Our book club loved it - Reviewed on 2008-11-22
* * * * *

Let me add my vote to the "yesses" for this book. Hegi draws her characters with unusual depth. She populates the whole town with a mixture of people that anyone who's lived in any community can recognize, in mixtures of selfishness and selflessness that anyone who's looked into their own soul can recognize.
Couldn't put it down - Reviewed on 2008-09-27
* * * * *

This is one of the most original and deeply "human" epics I've ever read. A must read.
Shoot me now - Reviewed on 2008-07-16
*
3 customers found this review not to be helpful.
I had to read and annotate this book for AP language/composition. It was the worst book I have ever read in my entire life.
not a disappointment - Reviewed on 2008-07-03
* * * * *

Some books disappoint on a second reading, but not this one. When it came time for my book club to read this book I was very excited, because I remembered that I really liked it the first time I read it. And I was not disappointed. I think I liked this book at least as much the second time around as the first.

This is a story with two contrasting themes. One is difference. Told mostly from the perspective of Trudi, a dwarf, who feels how different she is from the members of her community on a daily basis. And she sees how difference in others is persecuted under the Nazis.

The other theme of this book is community. One thing I really liked about this book is how we come to know so many members of Trudi's community throughout their lives. We understand as well as Trudi does why certain members of the community do certain things, because we have known them almost as long as she has. Hegi does a wonderful job of bringing the whole community to life.

And she is more than equal to the task of describing what the advent of Nazism does to this small German community. She does not shy away from the people who enthusiastically embrace Hitler and his party, but she does portray in a more sympathetic way those who at least question Hitler's policies.

Rather than making a judgment call, though, based on how her characters respond to the Third Reich, Hegi seems more interested in demonstrating the range of responses that existed in a small town, and how those differing responses change the character of the town itself.
Book club choice - Reviewed on 2008-05-31
* * *

This was my book club's choice last month, and probably not a book I would have picked up on my own.
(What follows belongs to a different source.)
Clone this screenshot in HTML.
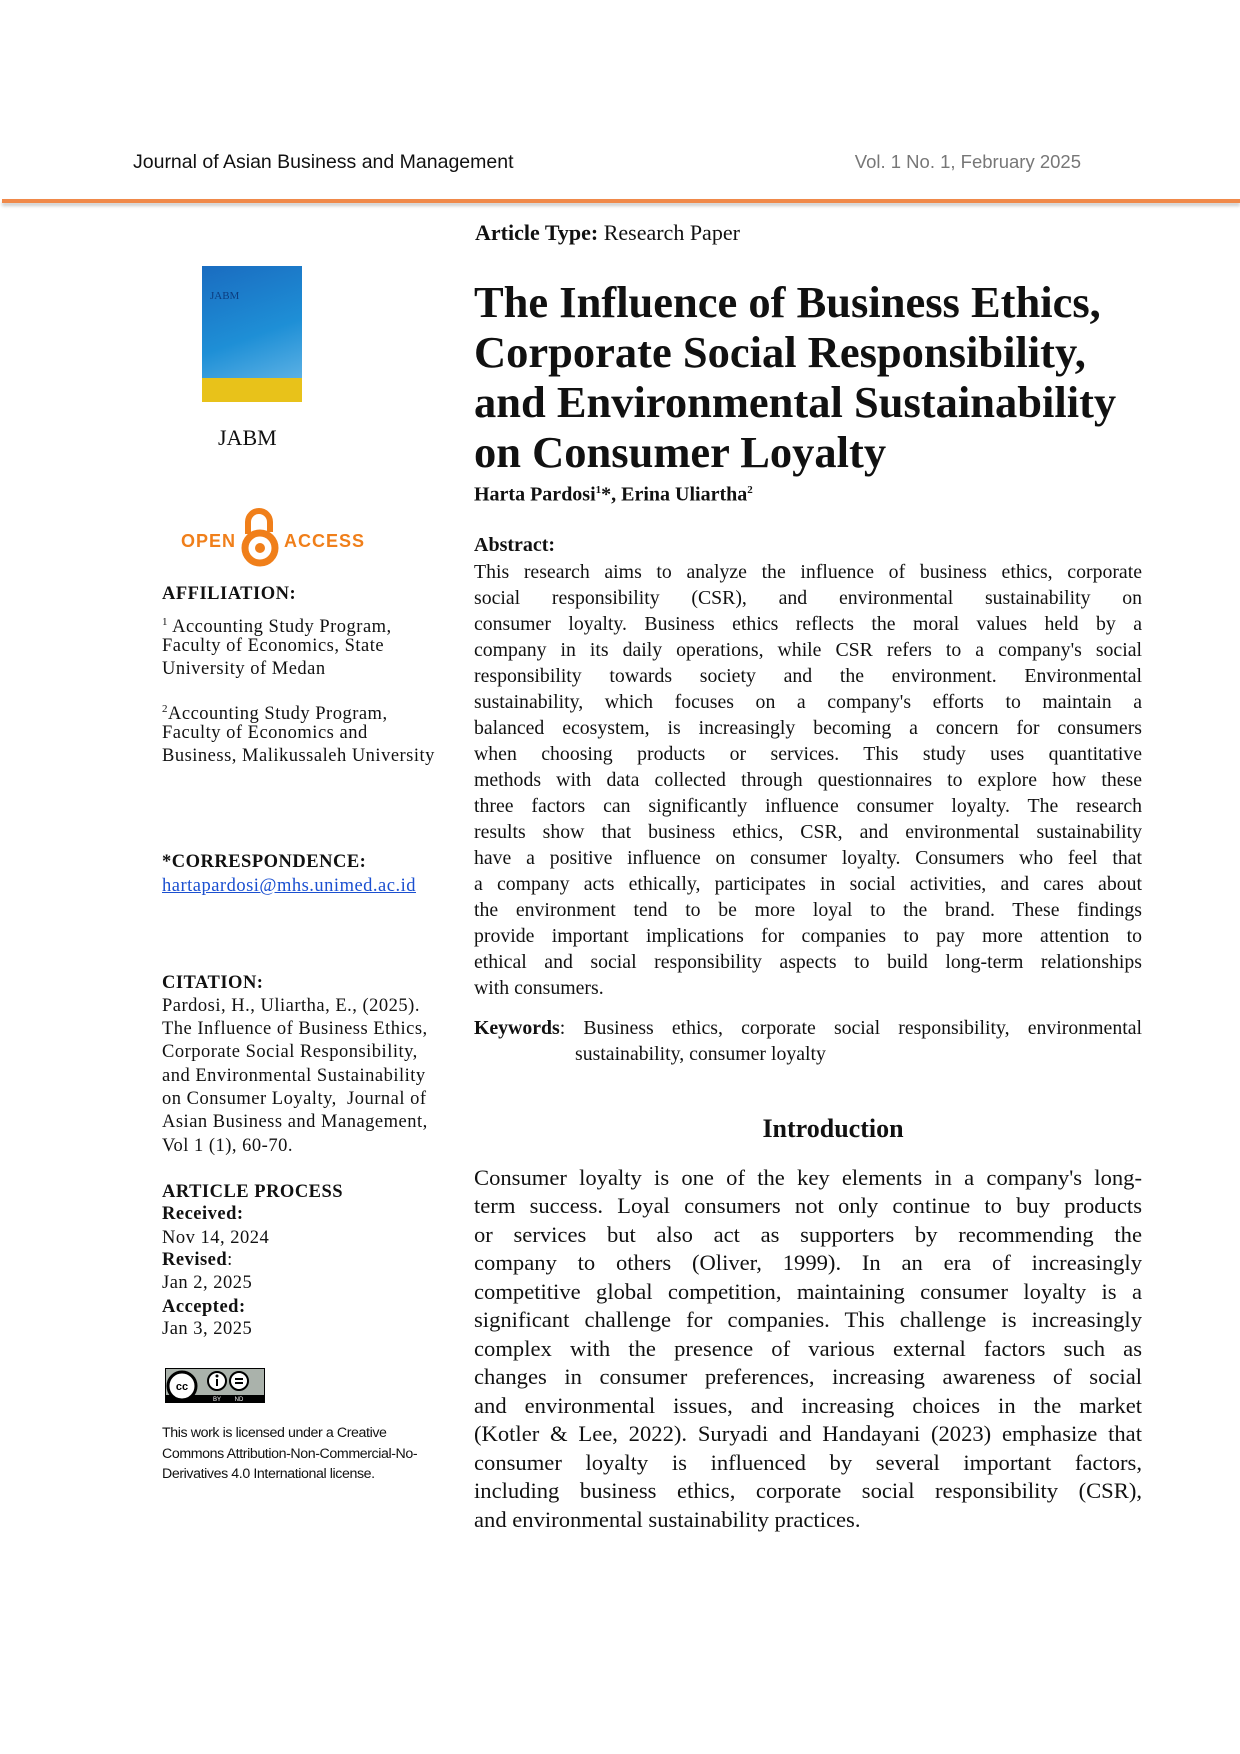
<!DOCTYPE html>
<html><head><meta charset="utf-8"><style>
body{margin:0;background:#fff}
#p{position:relative;width:1240px;height:1754px;overflow:hidden;font-family:"Liberation Serif",serif;color:#111}
.a{position:absolute;white-space:nowrap}
.j{position:absolute;left:474px;width:668px;text-align:justify;text-align-last:justify;white-space:nowrap}
.ab{font-size:19.8px;line-height:26px;height:26px}
.in{font-size:22.6px;line-height:28px;height:28px}
.l{position:absolute;left:162px;font-size:18.5px;line-height:23px;white-space:nowrap;letter-spacing:0.5px}
b{font-weight:bold}
.t{position:absolute;left:474px;font-size:44.5px;font-weight:bold;line-height:50px;white-space:nowrap}
</style></head><body><div id="p">
<div class="a" style="left:133px;top:150px;font-family:'Liberation Sans',sans-serif;font-size:19.5px;line-height:24px">Journal of Asian Business and Management</div>
<div class="a" style="right:159px;top:150px;font-family:'Liberation Sans',sans-serif;font-size:18.5px;line-height:24px;color:#777">Vol. 1 No. 1, February 2025</div>
<div class="a" style="left:2px;top:199px;width:1238px;height:4px;background:#f0894a;box-shadow:0 3px 3px #ccc"></div>

<div class="a" style="left:475px;top:220px;font-size:22px;line-height:26px"><b>Article Type:</b> Research Paper</div>
<div class="a" style="left:202px;top:266px;width:100px;height:112px;background:linear-gradient(160deg,#1a6cc0,#1e8fd6 60%,#5ab0e4)"></div>
<div class="a" style="left:202px;top:378px;width:100px;height:24px;background:#e8c21a"></div>
<div class="a" style="left:210px;top:290px;font-size:11px;color:#0c3d80">JABM</div>
<div class="a" style="left:218px;top:425px;font-size:22px;line-height:26px">JABM</div>

<div class="a" style="left:181px;top:531px;font-family:'Liberation Sans',sans-serif;font-weight:bold;font-size:18px;color:#f07f1a;letter-spacing:1px">OPEN</div>
<svg class="a" style="left:238px;top:504px" width="44" height="64"><path d="M10 30 V18 a11 11 0 0 1 22 0 V28" fill="none" stroke="#f07f1a" stroke-width="6"/><circle cx="22" cy="44" r="15" fill="none" stroke="#f07f1a" stroke-width="7"/><circle cx="22" cy="44" r="5" fill="#f07f1a"/></svg>
<div class="a" style="left:284px;top:531px;font-family:'Liberation Sans',sans-serif;font-weight:bold;font-size:18px;color:#f07f1a;letter-spacing:1px">ACCESS</div>

<div class="t" style="top:277px">The Influence of Business Ethics,</div>
<div class="t" style="top:327px">Corporate Social Responsibility,</div>
<div class="t" style="top:377px">and Environmental Sustainability</div>
<div class="t" style="top:427px">on Consumer Loyalty</div>
<div class="a" style="left:474px;top:478px;font-size:20px;font-weight:bold;line-height:24px">Harta Pardosi<sup style="font-size:11px">1</sup>*, Erina Uliartha<sup style="font-size:11px">2</sup></div>

<div class="a" style="left:474px;top:533px;font-size:20px;font-weight:bold;line-height:24px">Abstract:</div>
<div class="j ab" style="top:559px">This research aims to analyze the influence of business ethics, corporate</div>
<div class="j ab" style="top:585px">social responsibility (CSR), and environmental sustainability on</div>
<div class="j ab" style="top:611px">consumer loyalty. Business ethics reflects the moral values held by a</div>
<div class="j ab" style="top:637px">company in its daily operations, while CSR refers to a company's social</div>
<div class="j ab" style="top:663px">responsibility towards society and the environment. Environmental</div>
<div class="j ab" style="top:689px">sustainability, which focuses on a company's efforts to maintain a</div>
<div class="j ab" style="top:715px">balanced ecosystem, is increasingly becoming a concern for consumers</div>
<div class="j ab" style="top:741px">when choosing products or services. This study uses quantitative</div>
<div class="j ab" style="top:767px">methods with data collected through questionnaires to explore how these</div>
<div class="j ab" style="top:793px">three factors can significantly influence consumer loyalty. The research</div>
<div class="j ab" style="top:819px">results show that business ethics, CSR, and environmental sustainability</div>
<div class="j ab" style="top:845px">have a positive influence on consumer loyalty. Consumers who feel that</div>
<div class="j ab" style="top:871px">a company acts ethically, participates in social activities, and cares about</div>
<div class="j ab" style="top:897px">the environment tend to be more loyal to the brand. These findings</div>
<div class="j ab" style="top:923px">provide important implications for companies to pay more attention to</div>
<div class="j ab" style="top:949px">ethical and social responsibility aspects to build long-term relationships</div>
<div class="j ab" style="top:975px;text-align-last:left">with consumers.</div>

<div class="j ab" style="top:1015px"><b>Keywords</b>: Business ethics, corporate social responsibility, environmental</div>
<div class="a ab" style="left:575px;top:1041px">sustainability, consumer loyalty</div>

<div class="a" style="left:733px;width:200px;text-align:center;top:1114px;font-size:26px;font-weight:bold;line-height:30px">Introduction</div>

<div class="j in" style="top:1164px">Consumer loyalty is one of the key elements in a company's long-</div>
<div class="j in" style="top:1192px">term success. Loyal consumers not only continue to buy products</div>
<div class="j in" style="top:1221px">or services but also act as supporters by recommending the</div>
<div class="j in" style="top:1249px">company to others (Oliver, 1999). In an era of increasingly</div>
<div class="j in" style="top:1278px">competitive global competition, maintaining consumer loyalty is a</div>
<div class="j in" style="top:1306px">significant challenge for companies. This challenge is increasingly</div>
<div class="j in" style="top:1335px">complex with the presence of various external factors such as</div>
<div class="j in" style="top:1363px">changes in consumer preferences, increasing awareness of social</div>
<div class="j in" style="top:1392px">and environmental issues, and increasing choices in the market</div>
<div class="j in" style="top:1420px">(Kotler &amp; Lee, 2022). Suryadi and Handayani (2023) emphasize that</div>
<div class="j in" style="top:1449px">consumer loyalty is influenced by several important factors,</div>
<div class="j in" style="top:1477px">including business ethics, corporate social responsibility (CSR),</div>
<div class="j in" style="top:1506px;text-align-last:left">and environmental sustainability practices.</div>

<div class="l" style="top:583px"><b>AFFILIATION:</b></div>
<div class="l" style="top:611px"><sup style="font-size:11px">1</sup> Accounting Study Program,</div>
<div class="l" style="top:635px">Faculty of Economics, State</div>
<div class="l" style="top:658px">University of Medan</div>
<div class="l" style="top:698px"><sup style="font-size:11px">2</sup>Accounting Study Program,</div>
<div class="l" style="top:722px">Faculty of Economics and</div>
<div class="l" style="top:745px">Business, Malikussaleh University</div>
<div class="l" style="top:851px"><b>*CORRESPONDENCE:</b></div>
<div class="l" style="top:875px;color:#1a4fd0;text-decoration:underline">hartapardosi@mhs.unimed.ac.id</div>
<div class="l" style="top:972px"><b>CITATION:</b></div>
<div class="l" style="top:995px">Pardosi, H., Uliartha, E., (2025).</div>
<div class="l" style="top:1018px">The Influence of Business Ethics,</div>
<div class="l" style="top:1041px">Corporate Social Responsibility,</div>
<div class="l" style="top:1065px">and Environmental Sustainability</div>
<div class="l" style="top:1088px">on Consumer Loyalty, &nbsp;Journal of</div>
<div class="l" style="top:1111px">Asian Business and Management,</div>
<div class="l" style="top:1135px">Vol 1 (1), 60-70.</div>
<div class="l" style="top:1181px"><b>ARTICLE PROCESS</b></div>
<div class="l" style="top:1203px"><b>Received:</b></div>
<div class="l" style="top:1227px">Nov 14, 2024</div>
<div class="l" style="top:1249px"><b>Revised</b>:</div>
<div class="l" style="top:1272px">Jan 2, 2025</div>
<div class="l" style="top:1296px"><b>Accepted:</b></div>
<div class="l" style="top:1318px">Jan 3, 2025</div>

<svg class="a" style="left:165px;top:1368px" width="100" height="35"><rect width="100" height="35" fill="#000"/><rect x="1" y="1" width="98" height="26" fill="#aab2ab"/><circle cx="17" cy="18" r="14" fill="#fff" stroke="#000" stroke-width="3"/><text x="17" y="22" font-family="Liberation Sans" font-weight="bold" font-size="11" text-anchor="middle">cc</text><circle cx="52" cy="13" r="9" fill="#fff" stroke="#000" stroke-width="2"/><circle cx="74" cy="13" r="9" fill="#fff" stroke="#000" stroke-width="2"/><rect x="70" y="10" width="8" height="2"/><rect x="70" y="14" width="8" height="2"/><rect x="51" y="11" width="2" height="7"/><circle cx="52" cy="8" r="1.5"/><text x="52" y="33" fill="#fff" font-family="Liberation Sans" font-size="6" text-anchor="middle">BY</text><text x="74" y="33" fill="#fff" font-family="Liberation Sans" font-size="6" text-anchor="middle">ND</text></svg>
<div class="a" style="left:162px;top:1423px;font-family:'Liberation Sans',sans-serif;font-size:14.2px;line-height:20.5px;letter-spacing:-0.4px">This work is licensed under a Creative<br>Commons Attribution-Non-Commercial-No-<br>Derivatives 4.0 International license.</div>
</div></body></html>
But I enjoyed it. It was a little hard to read with a lot of German words stuck here and here, and a lot of characters to keep track of. But you were rooting for Trudi throughout the book. Got an understanding for what a small person goes through on a regular basis. It also painted a great picture of Nazi occupied Germany, and not only what Jews went through but how good German people did what they needed to, to survive and keep their families alive. I sometimes wondered what was going on in those towns outside the concentration camps and why they didnt ask what was going on..have a pretty good picture now why.